Dans les combats encore à mener, la question de la compensation est centrale. Nous savons que pour certains aménageurs, les principes « Eviter, réduire, Compenser » se transforment en « surtout éviter et réduire toutes mesures de compensation ». La loi devra aller vers l’obligation de résultat en termes d’équivalence écologique, j’espère que le débat au Sénat permettra d’avancer sur ce point et de définir des mesures de suivi et de contrôle efficientes, l’enjeu étant bien d’éviter au maximum d’avoir besoin de compensation.
Je ne reviens pas dans cette courte intervention sur d’autres enjeux. Les agressions chimiques restent une autre des grandes raisons de perte de biodiversité, et le débat sur les néonicotinoïdes devra intégrer les dernières recommandations de l’ANSES sur leur dangerosité, mon collègue Joël Labbé y reviendra toute l’heure.
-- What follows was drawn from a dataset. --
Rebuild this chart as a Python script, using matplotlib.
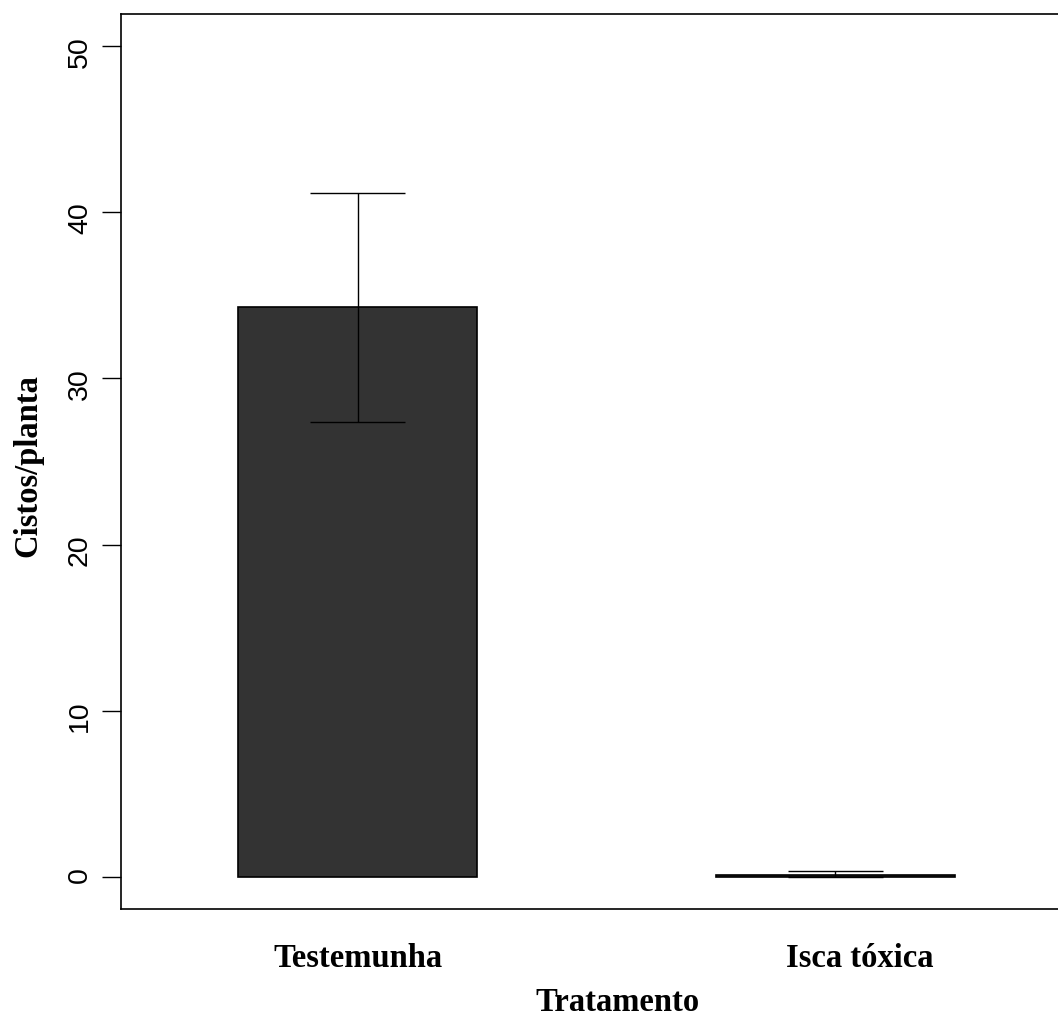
import matplotlib
matplotlib.use("Agg")
import matplotlib.pyplot as plt
import matplotlib.transforms as mtransforms
import numpy as np

# Data
categories = ["Testemunha", "Isca tóxica"]
means = [34.27, 0.10]
se = [6.87, 0.24]
yticks = [0, 10, 20, 30, 40, 50]

W, H = 1058, 1016
fig = plt.figure(figsize=(W / 100, H / 100), dpi=100)
# axes frame in pixels: left 121, right 1115 (beyond image), top 14, bottom 909
ax = fig.add_axes([121 / W, (H - 909) / H, 994 / W, (909 - 14) / H])

pos = np.array([1.5, 3.5])
bar_w = 1.0
ax.bar(pos, means, width=bar_w, color="#333333", edgecolor="black", linewidth=1.2, zorder=2)

cap = 0.2
lo = np.maximum(np.array(means) - np.array(se), 0)
hi = np.array(means) + np.array(se)
ax.vlines(pos, lo, hi, color="black", linewidth=1.0, zorder=3)
ax.hlines(hi, pos - cap, pos + cap, color="black", linewidth=1.0, zorder=3)
ax.hlines(lo, pos - cap, pos + cap, color="black", linewidth=1.0, zorder=3)

ax.set_xlim(0.51, 4.67)
ax.set_ylim(-1.93, 51.93)

ax.set_yticks(yticks)
ax.set_yticklabels([str(t) for t in yticks], rotation=90,
                   fontfamily="Liberation Sans", fontsize=20.5)
ax.tick_params(axis="y", length=13.7, width=1.0, pad=6.5)

ax.set_xticks(pos)
ax.set_xticklabels(categories, fontfamily="Liberation Serif", fontweight="bold", fontsize=23.5)
ax.tick_params(axis="x", length=0, pad=24.5)
# second label appears shifted right in the reference
lbls = ax.get_xticklabels()
offset = mtransforms.ScaledTranslation(24 / 100, 0, fig.dpi_scale_trans)
lbls[1].set_transform(lbls[1].get_transform() + offset)

ax.set_xlabel("Tratamento", fontfamily="Liberation Serif", fontweight="bold", fontsize=23.5)
ax.xaxis.set_label_coords(0.5, -0.087)
ax.set_ylabel("Cistos/planta", fontfamily="Liberation Serif", fontweight="bold", fontsize=23.5)
ax.yaxis.set_label_coords(-0.0785, 0.496)

for s in ax.spines.values():
    s.set_linewidth(1.2)
    s.set_color("black")

fig.savefig("out.png", dpi=100)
La non-privatisation des ressources naturelles, le refus de la brevetabilité à tout va spoliant les communautés traditionnelles de leur savoir-faire est un enjeu important, mais Marie-Christine Blandin aura l’occasion de proposer des amendements d’encadrement.
Chers collègues, cette loi porte plusieurs avancées, et je remercie Mme la Ministre de son écoute, qui a déjà permis à l’Assemblée d’intégrer des progrès importants mais, nous le savons, elle est encore imparfaite pour répondre à l’enjeu, qui est de stopper la perte du vivant, de trouver l’équilibre entre activités humaines et préservation des écosystèmes. Nous n’avons pourtant pas le choix. Si nous ne trouvons pas cet équilibre, c’est bien notre avenir que nous menaçons. Peu de débats disent autant la difficulté de se dégager du court terme, voire parfois de la prochaine échéance électorale. La commission du Développement durable, avec son rapporteur Jérôme Bignon, qui a beaucoup travaillé, a souvent amélioré le texte et justement regardé le long terme. Essayons donc de poursuivre dans cette voie, et de faire que nos deux ours célibataires ne se morfondent plus dans la solitude des Pyrénées françaises.